- _Written task_: Nothing after the line with "44.0, 41.1, 47.2]" belongs in the copy; extract the lines below from the top through that line, pictures left out.

====================

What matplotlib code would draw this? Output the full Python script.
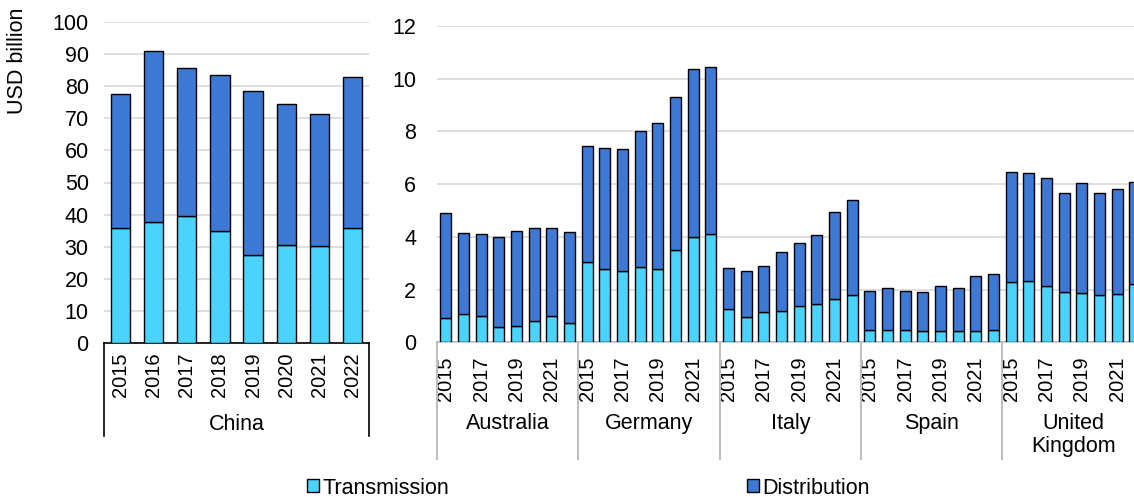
import matplotlib
matplotlib.use('Agg')
from matplotlib import pyplot as plt
from matplotlib.patches import Patch
import numpy as np

plt.rcParams['font.family'] = ['Liberation Sans', 'DejaVu Sans']
plt.rcParams['font.size'] = 15

years = ['2015', '2016', '2017', '2018', '2019', '2020', '2021', '2022']

# China, USD billion
china_transmission = [35.8, 37.7, 39.5, 35.0, 27.5, 30.4, 30.3, 35.7]
china_distribution = [41.7, 53.3, 46.3, 48.4, 51.0, 44.0, 41.1, 47.2]

# other countries, USD billion
countries = ['Australia', 'Germany', 'Italy', 'Spain', 'United\nKingdom']
transmission = [
    [0.91, 1.09, 1.01, 0.59, 0.61, 0.81, 1.00, 0.75],
    [3.06, 2.79, 2.71, 2.85, 2.79, 3.49, 3.98, 4.10],
    [1.25, 0.96, 1.16, 1.20, 1.39, 1.47, 1.64, 1.78],
    [0.47, 0.46, 0.47, 0.42, 0.43, 0.42, 0.42, 0.47],
    [2.28, 2.31, 2.14, 1.90, 1.88, 1.81, 1.83, 2.23],
]
distribution = [
    [4.01, 3.07, 3.10, 3.39, 3.60, 3.51, 3.32, 3.42],
    [4.40, 4.58, 4.62, 5.17, 5.52, 5.82, 6.40, 6.33],
    [1.57, 1.75, 1.74, 2.24, 2.37, 2.60, 3.29, 3.62],
    [1.49, 1.59, 1.48, 1.48, 1.71, 1.64, 2.11, 2.12],
    [4.17, 4.11, 4.08, 3.75, 4.18, 3.86, 3.99, 3.85],
]

trans_color = '#4AD4FD'
dist_color = '#3D79D4'
grid_color = '#D9D9D9'
fs = 15.5
year_fs = 14.5

W, H = 1134, 497
fig = plt.figure(figsize=(W / 100, H / 100), dpi=100)


def frac_box(x0, y_top, x1, y_bottom):
    # pixel box -> figure fractions
    return [x0 / W, 1 - y_bottom / H, (x1 - x0) / W, (y_bottom - y_top) / H]


# ---- China ----
ax1 = fig.add_axes(frac_box(104, 22, 369, 343))
x = np.arange(len(years))
ax1.bar(x, china_transmission, width=0.58, color=trans_color, edgecolor='black', linewidth=1, zorder=3)
ax1.bar(x, china_distribution, width=0.58, bottom=china_transmission, color=dist_color,
        edgecolor='black', linewidth=1, zorder=3)
ax1.set_xlim(-0.5, len(years) - 0.5)
ax1.set_ylim(0, 100)
ax1.set_yticks(range(0, 101, 10))
ax1.yaxis.grid(True, color=grid_color, linewidth=1.2)
ax1.set_axisbelow(True)
for s in ['top', 'left', 'right']:
    ax1.spines[s].set_visible(False)
ax1.spines['bottom'].set_color('black')
ax1.spines['bottom'].set_linewidth(1.2)
ax1.tick_params(axis='y', length=0, pad=11, labelsize=fs)
ax1.set_xticks(x)
ax1.set_xticklabels(years, rotation=90, fontsize=year_fs)
ax1.tick_params(axis='x', length=0, pad=7)
for xv in [-0.5, len(years) - 0.5]:
    ax1.plot([xv, xv], [0, -0.29], color='black', linewidth=1.2, clip_on=False,
             transform=ax1.get_xaxis_transform())
ax1.text(3.5, -0.22, 'China', ha='center', va='top', fontsize=fs,
         transform=ax1.get_xaxis_transform())

# ---- other countries ----
n_years = len(years)
ax2 = fig.add_axes(frac_box(437, 26, 437 + 40 * 17.67, 342.3))
for g, name in enumerate(countries):
    pos = np.arange(n_years) + g * n_years
    ax2.bar(pos, transmission[g], width=0.62, color=trans_color, edgecolor='black',
            linewidth=1, zorder=3)
    ax2.bar(pos, distribution[g], width=0.62, bottom=transmission[g], color=dist_color,
            edgecolor='black', linewidth=1, zorder=3)
    ax2.text(g * n_years + 3.5, -0.225, name, ha='center', va='top', fontsize=fs,
             linespacing=1.1, transform=ax2.get_xaxis_transform())
for b in range(len(countries) + 1):
    xv = b * n_years - 0.5
    ax2.plot([xv, xv], [0, -0.37], color='#BFBFBF', linewidth=1.5, clip_on=False,
             transform=ax2.get_xaxis_transform())

ax2.set_xlim(-0.5, len(countries) * n_years - 0.5)
ax2.set_ylim(0, 12)
ax2.set_yticks(range(0, 13, 2))
ax2.yaxis.grid(True, color=grid_color, linewidth=1.2)
ax2.set_axisbelow(True)
for s in ['top', 'left', 'right']:
    ax2.spines[s].set_visible(False)
ax2.spines['bottom'].set_color('#BFBFBF')
ax2.spines['bottom'].set_linewidth(1.2)
ax2.tick_params(axis='y', length=0, pad=15, labelsize=fs)
all_pos = np.arange(len(countries) * n_years)
ax2.set_xticks(all_pos)
ax2.set_xticklabels([years[i % n_years] if i % 2 == 0 else '' for i in all_pos],
                    rotation=90, fontsize=year_fs)
ax2.tick_params(axis='x', direction='in', length=3, color='#BFBFBF', pad=10)

fig.text(18 / W, 1 - 8 / H, 'USD billion', rotation=90, ha='center', va='top', fontsize=fs)

# legend, two separate entries
h_trans = Patch(facecolor=trans_color, edgecolor='black', linewidth=1)
h_dist = Patch(facecolor=dist_color, edgecolor='black', linewidth=1)
for h, label, xpos in [(h_trans, 'Transmission', 307), (h_dist, 'Distribution', 747)]:
    fig.legend(handles=[h], labels=[label], loc='center left',
               bbox_to_anchor=(xpos / W, 1 - 488 / H), frameon=False, fontsize=fs,
               handlelength=0.55, handleheight=0.55, handletextpad=0.15, borderpad=0,
               borderaxespad=0)

fig.savefig('out.png', dpi=100)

====================

- _Answer below_:
What matplotlib code would draw this? Output the full Python script.
import matplotlib
matplotlib.use('Agg')
from matplotlib import pyplot as plt
from matplotlib.patches import Patch
import numpy as np

plt.rcParams['font.family'] = ['Liberation Sans', 'DejaVu Sans']
plt.rcParams['font.size'] = 15

years = ['2015', '2016', '2017', '2018', '2019', '2020', '2021', '2022']

# China, USD billion
china_transmission = [35.8, 37.7, 39.5, 35.0, 27.5, 30.4, 30.3, 35.7]
china_distribution = [41.7, 53.3, 46.3, 48.4, 51.0, 44.0, 41.1, 47.2]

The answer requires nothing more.